■ GIVEN PROBLEM ■
Determine how many lines carry the word "script". Output that number only.

■ RECORDS PROVIDED ■
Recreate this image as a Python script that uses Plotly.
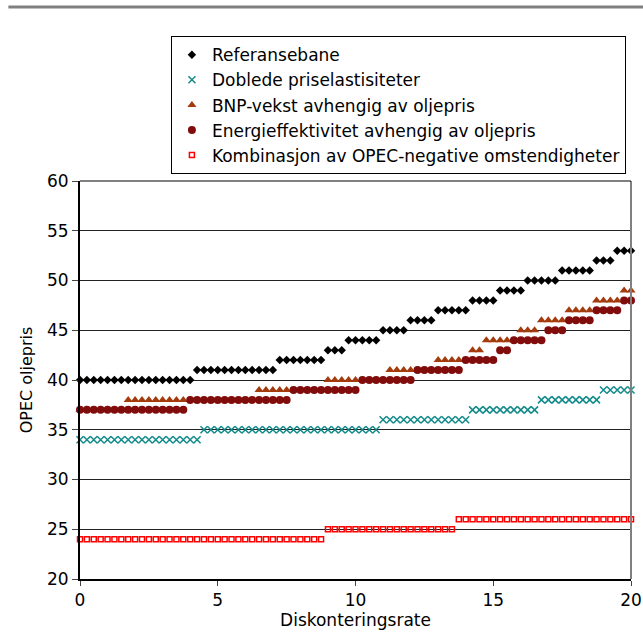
...
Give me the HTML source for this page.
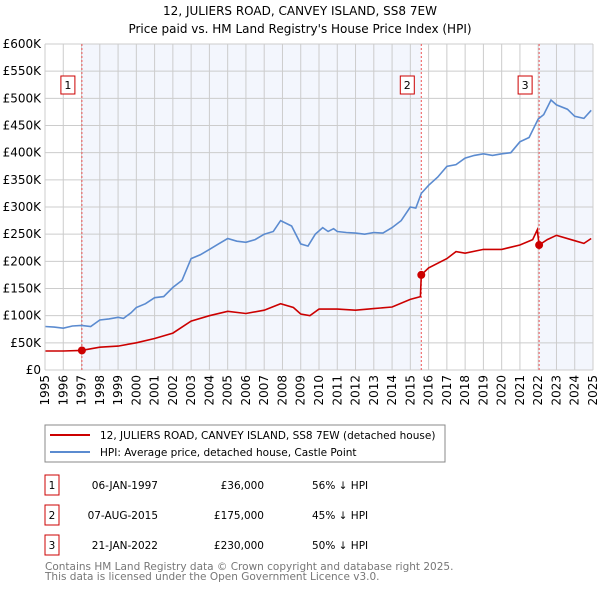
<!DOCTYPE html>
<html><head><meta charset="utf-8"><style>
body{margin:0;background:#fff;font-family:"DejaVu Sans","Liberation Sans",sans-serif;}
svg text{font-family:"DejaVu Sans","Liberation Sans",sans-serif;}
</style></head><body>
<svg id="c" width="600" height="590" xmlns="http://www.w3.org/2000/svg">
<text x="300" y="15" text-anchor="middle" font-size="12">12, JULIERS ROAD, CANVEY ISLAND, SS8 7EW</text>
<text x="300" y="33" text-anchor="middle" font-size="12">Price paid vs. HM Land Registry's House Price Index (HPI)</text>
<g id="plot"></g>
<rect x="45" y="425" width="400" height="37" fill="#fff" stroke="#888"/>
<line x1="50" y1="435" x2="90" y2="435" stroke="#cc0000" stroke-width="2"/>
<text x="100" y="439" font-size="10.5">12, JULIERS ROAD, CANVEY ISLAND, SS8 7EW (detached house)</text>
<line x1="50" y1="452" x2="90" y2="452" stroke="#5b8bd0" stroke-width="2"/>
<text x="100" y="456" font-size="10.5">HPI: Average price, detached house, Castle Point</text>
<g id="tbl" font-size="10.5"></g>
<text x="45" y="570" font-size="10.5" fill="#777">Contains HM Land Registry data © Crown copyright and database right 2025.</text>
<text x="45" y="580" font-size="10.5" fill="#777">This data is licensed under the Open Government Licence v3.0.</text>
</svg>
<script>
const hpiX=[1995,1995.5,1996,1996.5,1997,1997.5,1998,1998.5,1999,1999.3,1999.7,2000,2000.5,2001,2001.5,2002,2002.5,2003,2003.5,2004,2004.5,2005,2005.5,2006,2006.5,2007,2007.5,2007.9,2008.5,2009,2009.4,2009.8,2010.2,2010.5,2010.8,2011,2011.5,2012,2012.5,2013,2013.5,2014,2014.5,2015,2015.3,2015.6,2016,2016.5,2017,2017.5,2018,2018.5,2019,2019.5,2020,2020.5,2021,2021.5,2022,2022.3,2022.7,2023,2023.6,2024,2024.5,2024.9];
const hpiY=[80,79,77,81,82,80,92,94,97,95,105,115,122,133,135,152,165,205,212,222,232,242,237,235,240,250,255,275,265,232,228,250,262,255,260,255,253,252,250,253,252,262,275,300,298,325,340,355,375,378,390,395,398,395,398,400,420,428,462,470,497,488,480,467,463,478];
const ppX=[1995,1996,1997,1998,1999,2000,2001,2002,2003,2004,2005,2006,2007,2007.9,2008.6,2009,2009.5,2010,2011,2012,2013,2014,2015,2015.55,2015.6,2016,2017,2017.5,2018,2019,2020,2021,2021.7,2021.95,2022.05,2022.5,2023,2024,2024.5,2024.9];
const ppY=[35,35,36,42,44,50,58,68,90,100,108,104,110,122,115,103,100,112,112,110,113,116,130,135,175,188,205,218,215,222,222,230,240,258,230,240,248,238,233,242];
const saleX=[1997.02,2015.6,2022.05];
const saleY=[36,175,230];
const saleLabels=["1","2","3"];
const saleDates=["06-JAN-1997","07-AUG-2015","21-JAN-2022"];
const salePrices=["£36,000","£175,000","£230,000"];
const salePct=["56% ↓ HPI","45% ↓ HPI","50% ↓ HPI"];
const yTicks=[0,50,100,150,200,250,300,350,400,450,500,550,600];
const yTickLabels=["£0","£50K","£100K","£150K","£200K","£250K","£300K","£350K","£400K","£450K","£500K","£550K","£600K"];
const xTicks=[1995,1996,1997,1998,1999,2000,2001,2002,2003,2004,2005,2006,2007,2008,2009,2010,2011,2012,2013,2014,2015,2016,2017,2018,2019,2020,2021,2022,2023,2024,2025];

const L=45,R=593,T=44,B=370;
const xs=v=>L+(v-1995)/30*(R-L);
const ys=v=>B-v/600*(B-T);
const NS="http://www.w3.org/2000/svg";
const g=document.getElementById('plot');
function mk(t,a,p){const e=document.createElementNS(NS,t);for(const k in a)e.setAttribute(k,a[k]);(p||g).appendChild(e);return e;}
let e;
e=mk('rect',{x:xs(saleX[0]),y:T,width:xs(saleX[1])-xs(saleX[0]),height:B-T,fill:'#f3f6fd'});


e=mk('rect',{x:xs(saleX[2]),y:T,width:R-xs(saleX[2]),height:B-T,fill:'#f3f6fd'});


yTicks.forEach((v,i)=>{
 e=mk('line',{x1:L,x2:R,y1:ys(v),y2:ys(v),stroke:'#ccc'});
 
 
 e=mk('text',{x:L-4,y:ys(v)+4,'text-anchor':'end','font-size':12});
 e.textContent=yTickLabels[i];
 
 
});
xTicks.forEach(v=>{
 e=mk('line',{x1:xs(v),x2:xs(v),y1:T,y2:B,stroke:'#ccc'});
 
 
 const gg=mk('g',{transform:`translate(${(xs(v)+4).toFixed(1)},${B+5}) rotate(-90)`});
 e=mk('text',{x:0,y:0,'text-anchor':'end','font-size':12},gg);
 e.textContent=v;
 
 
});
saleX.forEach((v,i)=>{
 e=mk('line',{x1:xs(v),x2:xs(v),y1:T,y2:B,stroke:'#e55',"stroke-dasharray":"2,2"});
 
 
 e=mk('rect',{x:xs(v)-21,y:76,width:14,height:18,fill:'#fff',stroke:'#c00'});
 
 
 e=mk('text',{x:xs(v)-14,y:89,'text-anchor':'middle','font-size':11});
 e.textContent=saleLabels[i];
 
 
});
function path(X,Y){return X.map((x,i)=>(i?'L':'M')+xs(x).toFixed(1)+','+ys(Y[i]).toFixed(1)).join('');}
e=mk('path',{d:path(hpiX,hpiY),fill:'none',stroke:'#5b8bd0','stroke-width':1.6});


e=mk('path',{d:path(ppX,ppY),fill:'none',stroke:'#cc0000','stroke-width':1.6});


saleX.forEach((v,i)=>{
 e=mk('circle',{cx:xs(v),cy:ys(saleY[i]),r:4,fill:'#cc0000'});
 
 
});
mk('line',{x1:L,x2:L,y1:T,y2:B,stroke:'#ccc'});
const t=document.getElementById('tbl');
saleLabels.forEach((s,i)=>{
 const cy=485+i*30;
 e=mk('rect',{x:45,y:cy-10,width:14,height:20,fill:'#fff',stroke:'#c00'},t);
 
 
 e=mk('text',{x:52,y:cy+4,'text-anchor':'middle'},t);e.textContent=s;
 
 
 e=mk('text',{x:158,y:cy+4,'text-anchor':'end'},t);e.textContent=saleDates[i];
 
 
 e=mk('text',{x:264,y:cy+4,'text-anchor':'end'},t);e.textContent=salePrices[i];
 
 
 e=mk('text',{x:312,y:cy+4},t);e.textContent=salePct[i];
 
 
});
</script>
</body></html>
...
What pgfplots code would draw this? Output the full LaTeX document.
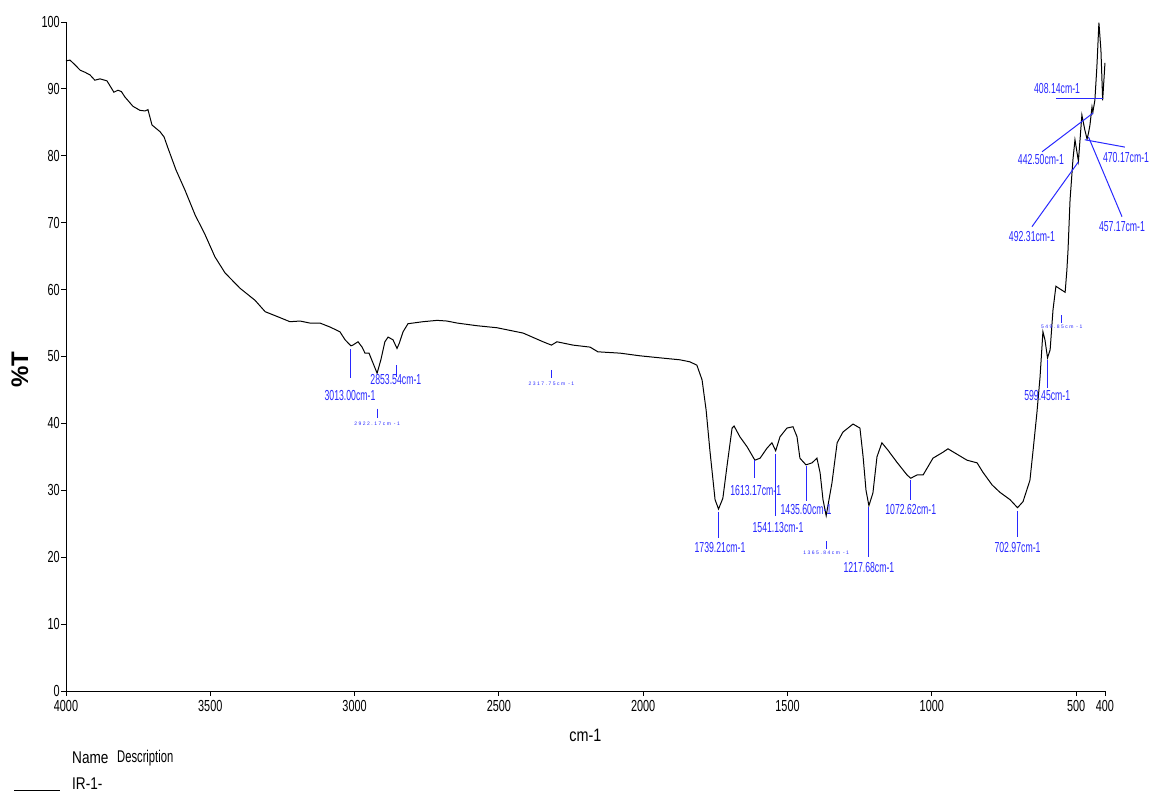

■ EXERCISE OUTPUT ■
3